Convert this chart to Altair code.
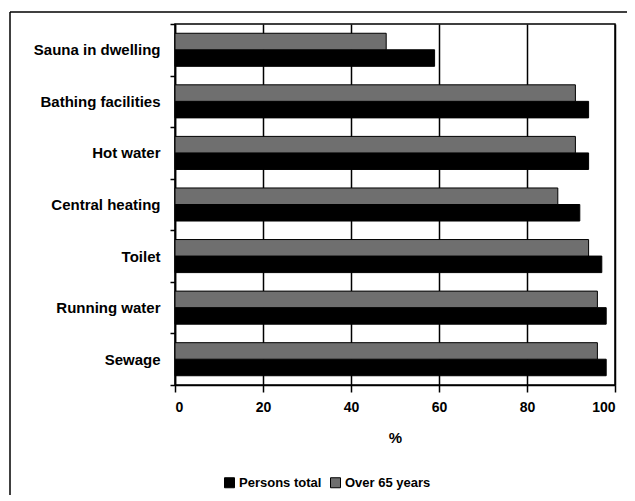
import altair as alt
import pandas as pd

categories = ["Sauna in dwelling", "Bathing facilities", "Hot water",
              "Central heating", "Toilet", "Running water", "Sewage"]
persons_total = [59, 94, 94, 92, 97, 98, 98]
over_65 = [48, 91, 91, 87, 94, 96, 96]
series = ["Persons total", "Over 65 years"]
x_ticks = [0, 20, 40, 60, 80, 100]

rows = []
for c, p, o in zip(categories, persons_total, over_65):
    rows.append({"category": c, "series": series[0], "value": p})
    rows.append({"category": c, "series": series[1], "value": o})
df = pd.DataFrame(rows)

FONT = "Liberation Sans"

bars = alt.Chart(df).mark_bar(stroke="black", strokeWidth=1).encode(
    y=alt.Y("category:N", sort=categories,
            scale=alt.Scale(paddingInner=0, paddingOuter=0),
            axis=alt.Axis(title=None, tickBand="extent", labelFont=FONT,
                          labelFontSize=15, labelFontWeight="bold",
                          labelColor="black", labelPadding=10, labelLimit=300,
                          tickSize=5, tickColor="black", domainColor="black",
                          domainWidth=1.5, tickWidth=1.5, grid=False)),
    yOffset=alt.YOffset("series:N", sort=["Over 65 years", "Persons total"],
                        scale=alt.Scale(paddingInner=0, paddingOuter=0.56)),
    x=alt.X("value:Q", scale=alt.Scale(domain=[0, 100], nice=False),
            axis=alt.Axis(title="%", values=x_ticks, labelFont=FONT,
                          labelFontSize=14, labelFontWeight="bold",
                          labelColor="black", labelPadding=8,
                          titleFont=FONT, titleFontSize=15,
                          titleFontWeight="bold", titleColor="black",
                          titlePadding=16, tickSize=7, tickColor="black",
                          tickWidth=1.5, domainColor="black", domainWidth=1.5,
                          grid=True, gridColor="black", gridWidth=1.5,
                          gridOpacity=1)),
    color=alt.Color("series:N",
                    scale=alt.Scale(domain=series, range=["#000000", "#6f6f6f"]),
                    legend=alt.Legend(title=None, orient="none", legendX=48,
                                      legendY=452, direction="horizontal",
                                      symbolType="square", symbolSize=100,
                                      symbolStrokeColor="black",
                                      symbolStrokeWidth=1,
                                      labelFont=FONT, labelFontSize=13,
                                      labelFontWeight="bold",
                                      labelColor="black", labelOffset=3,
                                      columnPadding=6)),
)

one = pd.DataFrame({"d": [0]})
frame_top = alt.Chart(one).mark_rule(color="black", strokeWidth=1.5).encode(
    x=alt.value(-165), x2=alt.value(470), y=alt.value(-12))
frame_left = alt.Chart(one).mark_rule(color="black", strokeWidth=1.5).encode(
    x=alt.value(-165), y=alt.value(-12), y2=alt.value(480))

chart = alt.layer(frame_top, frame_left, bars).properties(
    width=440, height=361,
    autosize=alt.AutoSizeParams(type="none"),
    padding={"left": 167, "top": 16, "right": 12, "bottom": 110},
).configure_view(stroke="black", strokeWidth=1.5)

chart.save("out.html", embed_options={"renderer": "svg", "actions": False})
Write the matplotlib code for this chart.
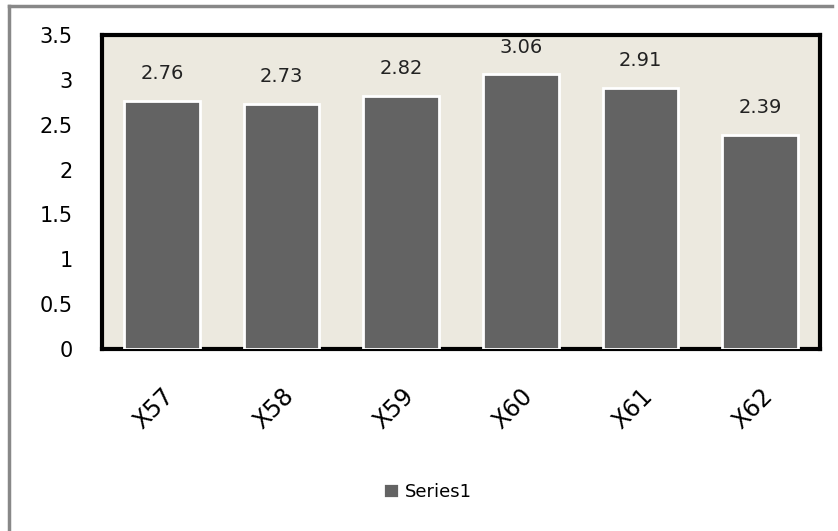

### Required work
Scan the material above. Copy each line that holds the word "this".

### Written reply
Convert this chart to Altair code.
Write the matplotlib code for this chart.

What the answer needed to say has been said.